The root of the problem, it seems to us, is the lack of a dynamical formulation which is invariant under a general redefinition of time, and the natural way to enforce this invariance property is through an action principle, or lagrangian formalism, which encodes both the classical and quantum dynamics of the shell. On mathematical grounds, one then expects that the invariace under time reparametrization leads to a primary constraint in the corresponding Hamiltonian formulation, while on physical grounds, one must demand that the equations derived from it, be consistent with Israel's matching condition. It seems satisfying, therefore, that the above mathematical and physical requirements go hand in hand in our formulation, in the sense that the primary constraint originating from time reparametrization, automatically generates a (secondary) Hamiltonian constraint which, in a simple gauge, represents nothing but Israel's matching condition.

To summarize, then, the main purpose of this paper is to suggest a framework in which both the classical and quantum dynamics of a self gravitating spherical shell is discussed in terms of the canonical formalism of constrained systems. Thus we start from the Einstein-Hilbert action which includes the world-history of the shell and its boundary; then, by extending a procedure due to Farhi, Guth and Guven (FGG)[7], we extract from it a reduced action for the shell radial degree of freedom. The FGG-method is ``extended" in the sense that, while the metric of the background manifold is fixed, the dynamical variables for the shell are chosen to be the scale factor $R(\tau )$ together with the lapse function $N(\tau)$. These variables determine the form of the intrinsic metric on the shell

$$ds_{\Sigma}^2 = - N(\tau) ^2 d \tau ^2 + R(\tau) ^2 d \Omega ^2 \quad ,$$ (2)

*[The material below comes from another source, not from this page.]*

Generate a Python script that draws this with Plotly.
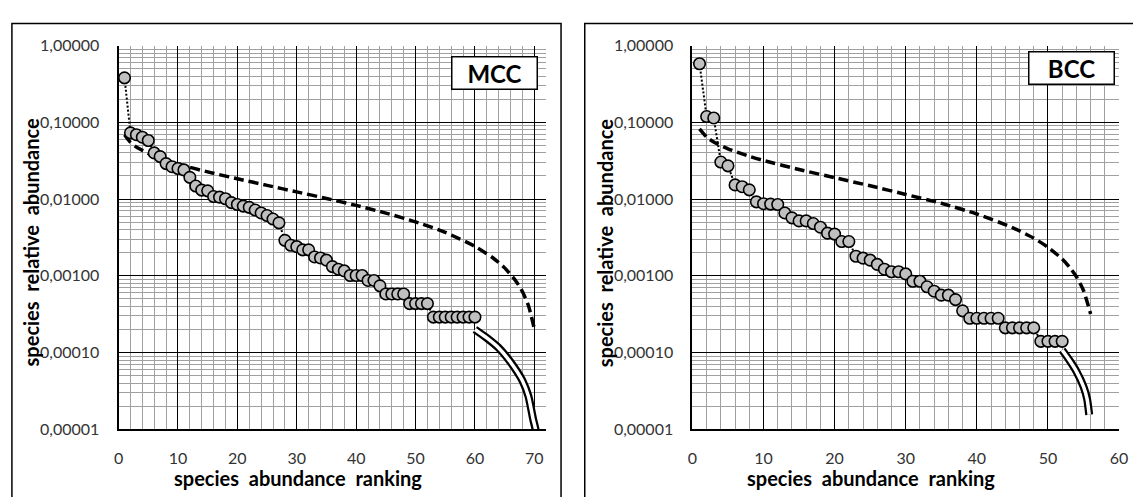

where $d \Omega ^2$ represents the line element of the unit 2-sphere, and $\tau$ is an arbitrary time parameter along $\Sigma$, the shell orbit in spacetime. As discussed earlier on, we insist that any redefinition of that parameter should not affect the dynamical evolution of the shell. This requirement has rather far reaching mathematical and physical implications that we discuss in the following sections. Thus, in Section II, we define our system and obtain a reduced action for the shell. In Section III, we show how the matching equation (1) emerges as a Hamiltonian constraint reflecting the invariance of the theory under arbitrary $\tau$-reparametrization. In Section IV, we select a special gauge in order to explore the effective dynamics of the shell with an eye on the quantum discussion which follows in Section V. There we show that the Hamiltonian constraint, which led to Israel's equation in the classical theory, now leads to the Wheeler-DeWitt equation for the quantum states of the system. This is by no means accidental, since our formulation follows closely the minisuperspace approach to quantum cosmology, so that all classical and quantum shell-dynamics is encoded in the constraint that the Hamiltonian of the system vanishes in a weak sense. Section VI is devoted to an analytic and diagrammatic study of some quantum processes which are classically forbidden. The consistency of our formulation is then tested by deriving some well established results concerning vacuum decay. Section VII ends the paper with a summary of our discussion and some concluding remarks.

In order not to obscure the logical flow of our discussion, we have assembled several important technical steps into four Appendices. Appendix A clarifies the relationship between our variational procedure and the FGG-method; in Appendix B we show how to derive the general form of the Hamiltonian; in Appendix C we derive the general expression for the nucleation coefficient in vacuum decay by calculating its defining integral in the complex plane; finally, Appendix D provides all the necessary definitions and algebraic steps to connect our results about quantum tunneling with other results already existing in the literature.